TASK TO CARRY OUT: Produce a word-for-word copy of the listing below without its pictures.

>> begin PROVIDED DATA

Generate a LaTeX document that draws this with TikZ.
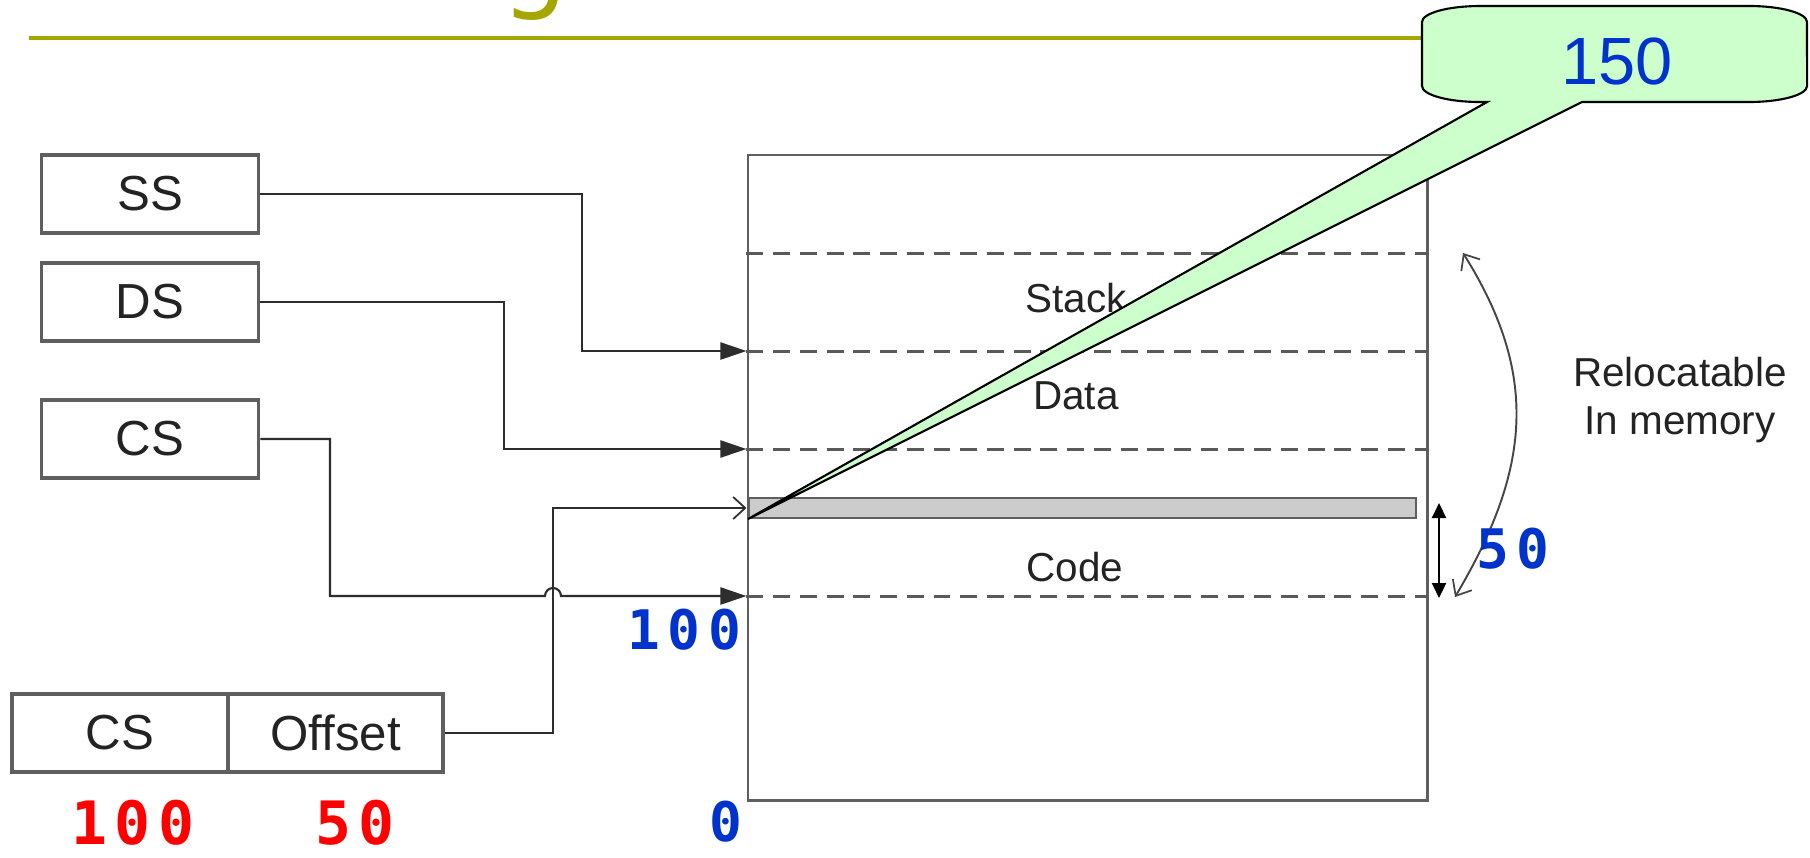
\documentclass[tikz,border=0pt]{standalone}
\usepackage{fontspec}
\setmainfont{Liberation Sans}
\newfontfamily\rednumfont[LetterSpace=13]{DejaVu Sans Mono}
\newfontfamily\bluenumfont[LetterSpace=14]{DejaVu Sans Mono}
\newfontfamily\titlefont{DejaVu Sans}
\usetikzlibrary{arrows.meta,calc}
\definecolor{olivet}{RGB}{166,166,0}
\definecolor{bluet}{RGB}{0,51,204}
\definecolor{redt}{RGB}{255,0,0}
\definecolor{callg}{RGB}{204,255,204}
\definecolor{txt}{RGB}{35,35,35}
\definecolor{boxg}{RGB}{95,95,95}
\definecolor{lineg}{RGB}{45,45,45}
\definecolor{dashg}{RGB}{90,90,90}
\definecolor{barg}{RGB}{204,204,204}
\definecolor{curvg}{RGB}{70,70,70}
\begin{document}
\begin{tikzpicture}[x=0.01cm,y=-0.01cm,
  regbox/.style={draw=boxg,line width=1pt,minimum width=2.17cm,minimum height=0.78cm,inner sep=0pt,
    text=txt,font=\fontsize{14}{16}\selectfont},
  membox/.style={draw=boxg,line width=0.75pt,minimum width=6.79cm,minimum height=6.45cm,inner sep=0pt},
  barbox/.style={draw=boxg,fill=barg,line width=0.7pt,minimum width=6.67cm,minimum height=0.2cm,inner sep=0pt},
  conn/.style={draw=lineg,line width=0.6pt},
  tri/.style={-{Triangle[length=2.6mm,width=1.7mm]}},
  barb/.style={-{Straight Barb[length=1.2mm,width=2.2mm,line width=0.5pt]}},
  dashline/.style={draw=dashg,line width=0.85pt,dash pattern=on 4.8pt off 2.8pt},
  lbl/.style={inner sep=0pt,text=txt,font=\fontsize{11.5}{13.9}\selectfont},
  rednum/.style={inner sep=0pt,text=redt,font=\rednumfont\bfseries\fontsize{17}{19}\selectfont},
  bluenum/.style={inner sep=0pt,text=bluet,font=\bluenumfont\bfseries\fontsize{15.5}{18}\selectfont},
  callshape/.style={draw=black,fill=callg,line width=0.6pt,line join=miter}
]
\useasboundingbox (0,0) rectangle (1810,857);
\fill[white] (0,0) rectangle (1810,857);

% title remnant and rule
\node[anchor=base,inner sep=0pt,text=olivet,font=\titlefont\fontsize{30}{32}\selectfont] (tg) at (535,-2) {g};
\coordinate (tl) at (29,38);
\coordinate (tr) at (1795,38);
\draw[olivet,line width=1.14pt] (tl) -- (tr);

% registers
\node[regbox] (SS) at (150,194) {SS};
\node[regbox] (DS) at (150,302) {DS};
\node[regbox] (CS) at (150,439) {CS};
\node[regbox,minimum width=2.16cm] (CSb) at (120,733) {CS};
\node[regbox,minimum width=2.15cm] (Off) at (335.5,733) {Offset};

% memory
\node[membox] (mem) at (1087.5,477.5) {};
\foreach \yy in {253,351,449,596}{
  \draw[dashline] (mem.west |- 0,\yy) -- (mem.east |- 0,\yy);
}
\node[barbox] (bar) at (1082.5,508) {};

\node[lbl] (stk) at (1076,298) {Stack};
\node[lbl] (dat) at (1076,396) {Data};
\node[lbl] (cod) at (1075,567) {Code};
\node[lbl,align=center] (rel) at (1680,400) {Relocatable\\In memory};

% connector targets and knees
\coordinate (mSS) at (mem.west |- 0,351);
\coordinate (mDS) at (mem.west |- 0,449);
\coordinate (mCS) at (mem.west |- 0,596);
\coordinate (mOff) at (mem.west |- 0,508);
\coordinate (kSS) at (582,351);
\coordinate (kDS) at (504,449);
\coordinate (kCS) at (330,596);
\coordinate (kOff) at (553,508);
\coordinate (jmp) at (545,596);

\draw[conn,tri] (SS.east) -| (kSS) -- (mSS);
\draw[conn,tri] (DS.east) -| (kDS) -- (mDS);
\draw[conn,barb] (Off.east) -| (kOff) -- (mOff);
\draw[conn,tri] (CS.east) -| (kCS) -- (jmp) arc[start angle=180,end angle=0,radius=0.08cm] -- (mCS);

% size arrow and relocation arrow
\coordinate (da1) at (1439,503);
\coordinate (da2) at (1439,598);
\draw[line width=0.6pt,{Triangle[length=1.5mm,width=1.4mm]}-{Triangle[length=1.5mm,width=1.4mm]}] (da1) -- (da2);
\coordinate (ca) at (1463,253);
\coordinate (cb) at (1455,597);
\draw[curvg,line width=0.55pt,{Straight Barb[length=1.3mm,width=2.2mm,line width=0.5pt]}-{Straight Barb[length=1.3mm,width=2.2mm,line width=0.5pt]}]
  (ca) .. controls (1540,376) and (1530,470) .. (cb);

% numbers
\node[rednum] (r100) at (133,823) {100};
\node[rednum] (r50) at (355,823) {50};
\node[bluenum] (b0) at (726,822) {0};
\node[bluenum] (b100) at (684,630) {100};
\node[bluenum] (b50) at (1513,549) {50};

% callout
\coordinate (tip) at (748,519);
\draw[callshape] (1487,102) -- (tip) -- (1582,102) -- (1749,102)
  arc[start angle=270,end angle=360,x radius=0.58cm,y radius=0.16cm] -- (1807,22)
  arc[start angle=0,end angle=90,x radius=0.58cm,y radius=0.16cm] -- (1480,6)
  arc[start angle=90,end angle=180,x radius=0.58cm,y radius=0.16cm] -- (1422,86)
  arc[start angle=180,end angle=270,x radius=0.58cm,y radius=0.16cm] -- cycle;
\node[inner sep=0pt,text=bluet,font=\fontsize{19}{21}\selectfont] (c150) at (1617,61) {150};
\end{tikzpicture}
\end{document}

>> end PROVIDED DATA

TASK ANSWER:
Generate a LaTeX document that draws this with TikZ.
\documentclass[tikz,border=0pt]{standalone}
\usepackage{fontspec}
\setmainfont{Liberation Sans}
\newfontfamily\rednumfont[LetterSpace=13]{DejaVu Sans Mono}
\newfontfamily\bluenumfont[LetterSpace=14]{DejaVu Sans Mono}
\newfontfamily\titlefont{DejaVu Sans}
\usetikzlibrary{arrows.meta,calc}
\definecolor{olivet}{RGB}{166,166,0}
\definecolor{bluet}{RGB}{0,51,204}
\definecolor{redt}{RGB}{255,0,0}
\definecolor{callg}{RGB}{204,255,204}
\definecolor{txt}{RGB}{35,35,35}
\definecolor{boxg}{RGB}{95,95,95}
\definecolor{lineg}{RGB}{45,45,45}
\definecolor{dashg}{RGB}{90,90,90}
\definecolor{barg}{RGB}{204,204,204}
\definecolor{curvg}{RGB}{70,70,70}
\begin{document}
\begin{tikzpicture}[x=0.01cm,y=-0.01cm,
  regbox/.style={draw=boxg,line width=1pt,minimum width=2.17cm,minimum height=0.78cm,inner sep=0pt,
    text=txt,font=\fontsize{14}{16}\selectfont},
  membox/.style={draw=boxg,line width=0.75pt,minimum width=6.79cm,minimum height=6.45cm,inner sep=0pt},
  barbox/.style={draw=boxg,fill=barg,line width=0.7pt,minimum width=6.67cm,minimum height=0.2cm,inner sep=0pt},
  conn/.style={draw=lineg,line width=0.6pt},
  tri/.style={-{Triangle[length=2.6mm,width=1.7mm]}},
  barb/.style={-{Straight Barb[length=1.2mm,width=2.2mm,line width=0.5pt]}},
  dashline/.style={draw=dashg,line width=0.85pt,dash pattern=on 4.8pt off 2.8pt},
  lbl/.style={inner sep=0pt,text=txt,font=\fontsize{11.5}{13.9}\selectfont},
  rednum/.style={inner sep=0pt,text=redt,font=\rednumfont\bfseries\fontsize{17}{19}\selectfont},
  bluenum/.style={inner sep=0pt,text=bluet,font=\bluenumfont\bfseries\fontsize{15.5}{18}\selectfont},
  callshape/.style={draw=black,fill=callg,line width=0.6pt,line join=miter}
]
\useasboundingbox (0,0) rectangle (1810,857);
\fill[white] (0,0) rectangle (1810,857);

% title remnant and rule
\node[anchor=base,inner sep=0pt,text=olivet,font=\titlefont\fontsize{30}{32}\selectfont] (tg) at (535,-2) {g};
\coordinate (tl) at (29,38);
\coordinate (tr) at (1795,38);
\draw[olivet,line width=1.14pt] (tl) -- (tr);

% registers
\node[regbox] (SS) at (150,194) {SS};
\node[regbox] (DS) at (150,302) {DS};
\node[regbox] (CS) at (150,439) {CS};
\node[regbox,minimum width=2.16cm] (CSb) at (120,733) {CS};
\node[regbox,minimum width=2.15cm] (Off) at (335.5,733) {Offset};

% memory
\node[membox] (mem) at (1087.5,477.5) {};
\foreach \yy in {253,351,449,596}{
  \draw[dashline] (mem.west |- 0,\yy) -- (mem.east |- 0,\yy);
}
\node[barbox] (bar) at (1082.5,508) {};

\node[lbl] (stk) at (1076,298) {Stack};
\node[lbl] (dat) at (1076,396) {Data};
\node[lbl] (cod) at (1075,567) {Code};
\node[lbl,align=center] (rel) at (1680,400) {Relocatable\\In memory};

% connector targets and knees
\coordinate (mSS) at (mem.west |- 0,351);
\coordinate (mDS) at (mem.west |- 0,449);
\coordinate (mCS) at (mem.west |- 0,596);
\coordinate (mOff) at (mem.west |- 0,508);
\coordinate (kSS) at (582,351);
\coordinate (kDS) at (504,449);
\coordinate (kCS) at (330,596);
\coordinate (kOff) at (553,508);
\coordinate (jmp) at (545,596);

\draw[conn,tri] (SS.east) -| (kSS) -- (mSS);
\draw[conn,tri] (DS.east) -| (kDS) -- (mDS);
\draw[conn,barb] (Off.east) -| (kOff) -- (mOff);
\draw[conn,tri] (CS.east) -| (kCS) -- (jmp) arc[start angle=180,end angle=0,radius=0.08cm] -- (mCS);

% size arrow and relocation arrow
\coordinate (da1) at (1439,503);
\coordinate (da2) at (1439,598);
\draw[line width=0.6pt,{Triangle[length=1.5mm,width=1.4mm]}-{Triangle[length=1.5mm,width=1.4mm]}] (da1) -- (da2);
\coordinate (ca) at (1463,253);
\coordinate (cb) at (1455,597);
\draw[curvg,line width=0.55pt,{Straight Barb[length=1.3mm,width=2.2mm,line width=0.5pt]}-{Straight Barb[length=1.3mm,width=2.2mm,line width=0.5pt]}]
  (ca) .. controls (1540,376) and (1530,470) .. (cb);

% numbers
\node[rednum] (r100) at (133,823) {100};
\node[rednum] (r50) at (355,823) {50};
\node[bluenum] (b0) at (726,822) {0};
\node[bluenum] (b100) at (684,630) {100};
\node[bluenum] (b50) at (1513,549) {50};

% callout
\coordinate (tip) at (748,519);
\draw[callshape] (1487,102) -- (tip) -- (1582,102) -- (1749,102)
  arc[start angle=270,end angle=360,x radius=0.58cm,y radius=0.16cm] -- (1807,22)
  arc[start angle=0,end angle=90,x radius=0.58cm,y radius=0.16cm] -- (1480,6)
  arc[start angle=90,end angle=180,x radius=0.58cm,y radius=0.16cm] -- (1422,86)
  arc[start angle=180,end angle=270,x radius=0.58cm,y radius=0.16cm] -- cycle;
\node[inner sep=0pt,text=bluet,font=\fontsize{19}{21}\selectfont] (c150) at (1617,61) {150};
\end{tikzpicture}
\end{document}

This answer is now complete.